Arpaio, who was convicted in 2017 of criminal contempt of court for disobeying a federal judge’s order to stop racially profiling Latino drivers, lost his reelection bid to Penzone just days after being charged but has continued to remain unrepentant, the NBC News report indicates. When pressed on the hundreds of millions of dollars he has cost taxpayers, the disgraced former sheriff pointed his finger at immigrants, because that’s just what racists do.

“On Monday, Arpaio said he doesn’t regret carrying out the immigration patrols and contends his crackdowns still helped reduce taxpayer costs for providing education and health care to immigrants in the United States illegally,” the report said. Ah, sure. Even though it was Arpaio’s choices that led to local taxpayers being slapped with a $200 million dollar bill that may very well keep rising, its undocumented immigrants who are actually the ones who caused the waste. Blame them, Arpaio wants us to know. 

“It’s a one-side type of story they (his critics) want to push out,” NBC News reports Arpaio complained. “Don’t blame me for the money being spent.” But, to loosely paraphrase Bette Davis as Baby Jane Hudson yelling at Joan Crawford as Blanche Hudson in the classic movie Whatever Happened to Baby Jane, but it is, Joe, it is your fault!

The Associated Press reported last year that the $32 million approved for the current fiscal year made it the most expensive year in the case to date. In total, tens of millions have gone to independent officials monitoring the department and legal fees (Arpaio, of course, is on the hook for none of it), and other money going to hiring qualified staff, equipment, and training on how not to be a racist stormtrooper. Arpaio in the AP report again blamed someone else for his action’s astronomical costs, but this time the judge who ordered the overhaul of his department. 

Arpaio belonged in jail for the untold suffering he inflicted on immigrants and people of color in Maricopa County for years—he himself referred to his infamous tent city as a “concentration camp”—but was spared punishment following a pardon from the twice-impeached former president. At least a federal judge last year refused to also throw out his guilty verdict, so there’s that. Verdict or no verdict, he’s a guilt mfer.

Noemi Romero, one of the countless undocumented immigrants rounded up in Arpaio’s terrorizing workplace raids, wondered in 2017 where her pardon was. “[O]ne day right before my lunch break, Arpaio’s Sheriff’s entered the store,” she wrote in a diary here on Daily Kos. “They weren’t looking for me but that didn’t stop them from interrogating me, arresting me, and keeping me in their jail for sixty days while I awaited a trial that resulted in me being convicted of a felony and turned over to immigration agents for deportation. Because of a local group, Puente Arizona, and the work of my community I’m still here. But because of Arpaio’s profiling and campaign against our families I have this extra mark against me now.”

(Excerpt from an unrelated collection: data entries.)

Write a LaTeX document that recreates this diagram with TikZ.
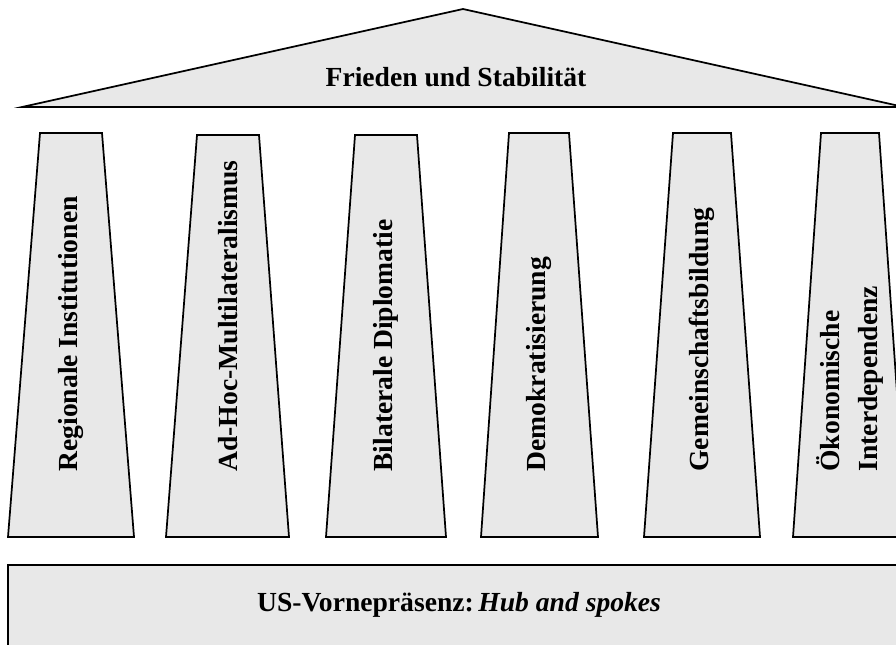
\documentclass[tikz,border=0pt]{standalone}
\usepackage{fontspec}
\setmainfont{Liberation Serif}
\definecolor{stonegray}{RGB}{232,232,232}
\tikzset{every picture/.style={line width=0.75pt}}
\tikzset{
  stone/.style={draw=black, fill=stonegray, line width=1.3pt, line join=miter},
  pillarlabel/.style={rotate=90, anchor=west, inner sep=0pt, align=left, font=\fontsize{20.7pt}{28.5pt}\selectfont\bfseries},
  bandlabel/.style={anchor=base, inner sep=0pt, font=\fontsize{20.7pt}{25pt}\selectfont\bfseries}
}

\begin{document}
\begin{tikzpicture}[x=0.75pt,y=0.75pt,yscale=-1,xscale=1]
\useasboundingbox (0,0) rectangle (896,644);
\clip (0,0) rectangle (896,644);

% Roof
\draw [stone] (22,107) -- (463,9) -- (904,107) -- cycle ;
\node [bandlabel] (roof) at (456,86) {Frieden und Stabilität};

% Pillar
\draw [stone] (40,133) -- (102,133) -- (134,537) -- (8,537) -- cycle ;
\node [pillarlabel] (regional) at (71,472) {Regionale Institutionen};
% Pillar
\draw [stone] (197,135) -- (259,135) -- (289,537) -- (166,537) -- cycle ;
\node [pillarlabel] (adhoc) at (228,472) {Ad-Hoc-Multilateralismus};
% Pillar
\draw [stone] (355,135) -- (417,135) -- (446,537) -- (326,537) -- cycle ;
\node [pillarlabel] (bilateral) at (386,472) {Bilaterale Diplomatie};
% Pillar
\draw [stone] (509,133) -- (569,133) -- (598,537) -- (481,537) -- cycle ;
\node [pillarlabel] (demokratie) at (539,472) {Demokratisierung};
% Pillar
\draw [stone] (673,133) -- (731,133) -- (760,537) -- (644,537) -- cycle ;
\node [pillarlabel] (gemeinschaft) at (702,472) {Gemeinschaftsbildung};
% Pillar
\draw [stone] (821,133) -- (879,133) -- (907,537) -- (793,537) -- cycle ;
\node [pillarlabel] (oekonomie) at (850,472) {Ökonomische\\Interdependenz};

% Foundation
\draw [stone] (8,565) rectangle (906,660) ;
\node [bandlabel] (praesenz) at (459,611) {US-Vornepräsenz:\,\textit{Hub and spokes}};

\end{tikzpicture}
\end{document}
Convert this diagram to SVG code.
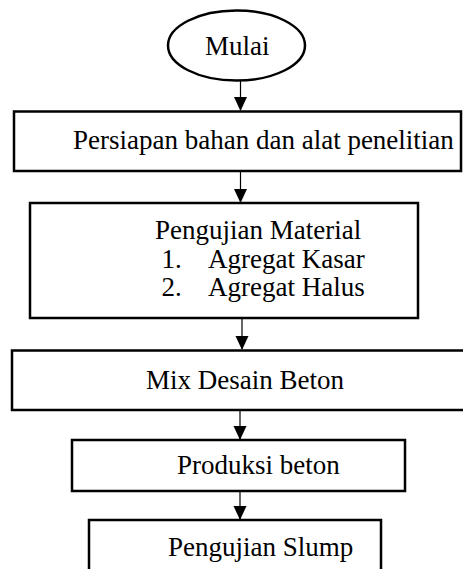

Community advisory board member Raul Piña told NBC News that while the costs are painful, they are necessary to preserve the rights and dignity of people who have spent years being targeted in Maricopa County. And he’s right—injustice must be corrected. “Of course, we are tired of paying, but if you are a Hispanic vehicle operator, you are tired of being racially profiled at the same time—and the agency isn’t in a rush to stop that,” he said in the report.